John Garbutt john at johngarbutt.com
Wed Aug 7 14:49:06 UTC 2013


On 6 August 2013 23:06, Ian McLeod <imcleod at redhat.com> wrote:
> The proof of concept approach is limited to full-virt hypervisors.  It's
> unclear to me if there's a way we can make this work for Xen-backed
> installs without the kind of lower level access to the virt environment
> that we'll get if we exist inside of Nova.

Xen does full virt, its how Windows runs. Xen works best with PV, and
other tools, but its not required.

Maybe I am missing something?

> More generally, it's likely that we'll have more flexibility to behave
> in a sane/optimized manner based on backing hypervisor if the code is
> inside of Nova.  For example, we've talked about improving our detection
> of a failed install by monitoring disk IO.

That could be a nice improvement, but its probably not a requirement.

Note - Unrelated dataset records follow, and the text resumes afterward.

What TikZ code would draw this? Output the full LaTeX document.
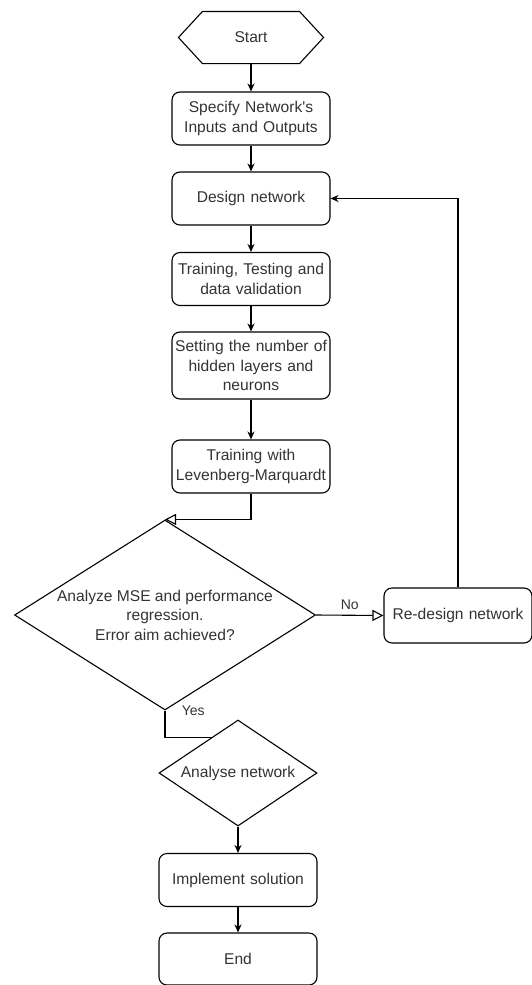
\documentclass[tikz,border=0pt]{standalone}
\usepackage{fontspec}
\setmainfont[Ligatures=TeXOff]{Liberation Sans}
\usetikzlibrary{arrows.meta, positioning, calc, shapes.geometric}
\definecolor{txc}{HTML}{333333}

\begin{document}
\begin{tikzpicture}[x=1pt, y=-1pt, >={Stealth[length=8pt, width=7pt]},
          line width=1.1pt, font=\fontsize{15.6}{19.5}\selectfont,
          proc/.style={rectangle, rounded corners=8pt, draw, text=txc,
                       minimum width=158pt, minimum height=53pt,
                       text width=154pt, align=center, inner sep=0pt},
          decis/.style={diamond, draw, inner sep=0pt},
          opentip/.style={-{Triangle[open, length=11pt, width=11pt]}},
          lbl/.style={text=txc, font=\fontsize{14}{17}\selectfont}]
        \useasboundingbox (0,0) rectangle (532,985);
        % main column
        \node[minimum width=144pt, minimum height=51pt, inner sep=0pt,
              text=txc] (start) at (251,37.5) {Start};
        \draw ($(start.west)$) -- ($(start.north west)+(24,0)$)
              -- ($(start.north east)+(-24,0)$) -- (start.east)
              -- ($(start.south east)+(-24,0)$)
              -- ($(start.south west)+(24,0)$) -- cycle;
        \node[proc] (spec) at (251,118.5) {Specify Network's\\Inputs and Outputs};
        \node[proc] (design) at (251,198.5) {Design network};
        \node[proc] (train) at (251,279) {Training, Testing and\\data validation};
        \node[proc, minimum height=67pt] (hidden) at (251,365.5)
              {Setting the number of\\hidden layers and\\neurons};
        \node[proc] (lm) at (251,466.5) {Training with\\Levenberg-Marquardt};
        \node[decis, minimum width=301pt, minimum height=190pt,
              label={[text=txc, align=center]center:Analyze MSE and performance\\
              regression.\\Error aim achieved?}] (mse) at (165,615) {};
        \node[proc, minimum width=148pt, text width=144pt, minimum height=55pt]
              (redesign) at (458,615.5) {Re-design network};
        \node[decis, minimum width=158pt, minimum height=106pt,
              label={[text=txc]center:Analyse network}] (anal) at (238,773) {};
        \node[proc] (impl) at (238,880) {Implement solution};
        \node[proc, minimum height=52pt] (end) at (238,959) {End};
        % connectors
        \draw[->] (start) -- (spec);
        \draw[->] (spec) -- (design);
        \draw[->] (design) -- (train);
        \draw[->] (train) -- (hidden);
        \draw[->] (hidden) -- (lm);
        \draw[opentip] (lm.south) |- (mse.north);
        \draw[opentip] (mse.east) -- node[lbl, above=2pt] {No} (redesign.west);
        \draw[->] (redesign.north) |- (design.east);
        \draw (mse.south) |- node[lbl, pos=0, right=13pt] {Yes} (anal.127);
        \draw[->] (anal) -- (impl);
        \draw[->] (impl) -- (end);
      \end{tikzpicture}
\end{document}
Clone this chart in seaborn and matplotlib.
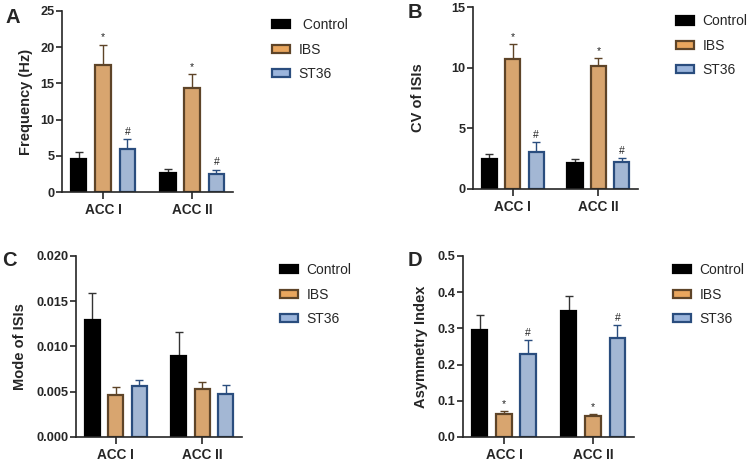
import numpy as np
import pandas as pd
import matplotlib
matplotlib.use("Agg")
import matplotlib.pyplot as plt
from matplotlib.patches import Patch
from matplotlib.ticker import FormatStrFormatter
import seaborn as sns

# Data (mean and upper SEM)
regions = ["ACC I", "ACC II"]
groups = ["Control", "IBS", "ST36"]

freq_mean = {"Control": [4.5, 2.6], "IBS": [17.5, 14.4], "ST36": [5.9, 2.55]}
freq_err = {"Control": [1.0, 0.55], "IBS": [2.85, 1.9], "ST36": [1.45, 0.55]}

cv_mean = {"Control": [2.45, 2.18], "IBS": [10.7, 10.1], "ST36": [3.05, 2.23]}
cv_err = {"Control": [0.4, 0.27], "IBS": [1.25, 0.7], "ST36": [0.85, 0.33]}

mode_mean = {"Control": [0.0129, 0.0089], "IBS": [0.0046, 0.0053], "ST36": [0.0056, 0.0048]}
mode_err = {"Control": [0.0030, 0.0027], "IBS": [0.0009, 0.0008], "ST36": [0.0007, 0.0009]}

asym_mean = {"Control": [0.295, 0.347], "IBS": [0.064, 0.058], "ST36": [0.228, 0.272]}
asym_err = {"Control": [0.042, 0.042], "IBS": [0.007, 0.005], "ST36": [0.040, 0.038]}

fill_colors = {"Control": "#000000", "IBS": "#E9A65E", "ST36": "#9BB5DC"}
edge_colors = {"Control": "#000000", "IBS": "#5E4428", "ST36": "#2A4D7E"}
err_colors = {"Control": "#333333", "IBS": "#5E4428", "ST36": "#2A4D7E"}

sns.set_style("ticks")
plt.rcParams["font.family"] = ["Liberation Sans", "DejaVu Sans"]


def to_long(means):
    rows = []
    for g in groups:
        for r, v in zip(regions, means[g]):
            rows.append({"region": r, "group": g, "value": v})
    return pd.DataFrame(rows)


def panel(ax, means, errs, ylabel, ymax, ystep, fmt, marks, label_x, first_label):
    df = to_long(means)
    sns.barplot(data=df, x="region", y="value", hue="group", hue_order=groups,
                palette=fill_colors, errorbar=None, width=0.82, gap=0.36,
                legend=False, ax=ax, zorder=2)
    for g, cont in zip(groups, ax.containers):
        xs, hs = [], []
        for p in cont.patches:
            p.set_edgecolor(edge_colors[g])
            p.set_linewidth(1.6)
            xs.append(p.get_x() + p.get_width() / 2)
            hs.append(p.get_height())
        e = np.array(errs[g])
        ax.errorbar(xs, hs, yerr=[np.zeros_like(e), e], fmt="none",
                    ecolor=err_colors[g], elinewidth=1.0, capsize=3,
                    capthick=1.0, zorder=1)
        if g in marks:
            for x, h, ee in zip(xs, hs, e):
                ax.annotate(marks[g], (x, h + ee), xytext=(0, 1.5),
                            textcoords="offset points", ha="center",
                            va="bottom", fontsize=7.5, color="#222222")
    ax.set_xlim(-0.46, 1.46)
    ax.set_ylim(0, ymax)
    ax.set_yticks(np.arange(0, ymax + ystep / 2, ystep))
    ax.yaxis.set_major_formatter(FormatStrFormatter(fmt))
    ax.set_xlabel("")
    ax.set_ylabel(ylabel, fontsize=10.5, fontweight="bold")
    ax.yaxis.set_label_coords(label_x, 0.5)
    sns.despine(ax=ax)
    for s in ["left", "bottom"]:
        ax.spines[s].set_linewidth(1.2)
    ax.tick_params(axis="y", labelsize=9.2, width=1.2, length=4, pad=1.5)
    ax.tick_params(axis="x", labelsize=9.8, width=1.2, length=5, pad=3)
    for t in ax.get_xticklabels() + ax.get_yticklabels():
        t.set_fontweight("bold")
    labels = [first_label, "IBS", "ST36"]
    handles = [Patch(facecolor=fill_colors[g], edgecolor=edge_colors[g],
                     linewidth=1.6) for g in groups]
    ax.legend(handles, labels, loc="upper left", bbox_to_anchor=(1.23, 0.96),
              frameon=False, fontsize=10, handlelength=1.3, handleheight=0.55,
              handletextpad=0.6, labelspacing=0.75, borderpad=0,
              borderaxespad=0)


fig = plt.figure(figsize=(7.5, 4.63), dpi=100)
axA = fig.add_axes([0.0827, 0.5853, 0.228, 0.391])
axB = fig.add_axes([0.6307, 0.5918, 0.220, 0.393])
axC = fig.add_axes([0.1013, 0.0562, 0.2213, 0.391])
axD = fig.add_axes([0.6173, 0.0562, 0.228, 0.391])

panel(axA, freq_mean, freq_err, "Frequency (Hz)", 25, 5, "%d",
      {"IBS": "*", "ST36": "#"}, -0.17, " Control")
panel(axB, cv_mean, cv_err, "CV of ISIs", 15, 5, "%d",
      {"IBS": "*", "ST36": "#"}, -0.29, "Control")
panel(axC, mode_mean, mode_err, "Mode of ISIs", 0.020, 0.005, "%.3f",
      {}, -0.295, "Control")
panel(axD, asym_mean, asym_err, "Asymmetry Index", 0.5, 0.1, "%.1f",
      {"IBS": "*", "ST36": "#"}, -0.205, "Control")

for letter, x, y in [("A", 5, 8), ("B", 408, 3), ("C", 2, 251), ("D", 408, 251)]:
    fig.text(x / 750, 1 - y / 463, letter, fontsize=14.5, fontweight="bold",
             ha="left", va="top")

fig.savefig("out.png", dpi=100)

> On Tue, 2013-08-06 at 16:02 -0300, Monty Taylor wrote:
>> On 08/06/2013 03:46 PM, Russell Bryant wrote:
>> That said - if we did service-ify the tool, wouldn't glance be a more
>> appropriate place for that sort of thing?
> Possibly, though the proof of concept (and we hope our proposed
> nova-based re-implementation) can build both glance images and cinder
> volume backed images.

If you want something to create you given parameters, and it produces
you an image, it doesn't need to be part of Nova, and that makes total
sense.

However, this proposal is different:
https://blueprints.launchpad.net/nova/+spec/xenapi-ipxe-iso-boot-support

The idea here is quite simple, boot up into a PXE installer, via an
ISO boot. The user access the server via VNC, and can interact with
the installer as they required.

If you use DHCP, you probably don't need anything in nova. However, in
environments without DHCP (i.e. Rackspace Cloud Servers), you need to
inject networking.

Without the injection, the user would have to see what IP address nova
has been given for the VM and enter that manually. So to avoid this,
there is an XenAPI plugin that has been added that can inject that
netwokring information into the ISO that is originally stored in
glance, so the user is then free to continue with the install of the
OS of their choice. Its not really possible to pass that info via
kernel args or similar, so injecting into the ISO image seems the only
way forward.

In addition to the networking, the proposed blueprint also injects
some other settings, which could be baked into the glance image, but
happens to be injected the same way as networking, because its useful
and means the glance image can be more general, and shared between
different clouds and different cloud regions more easily.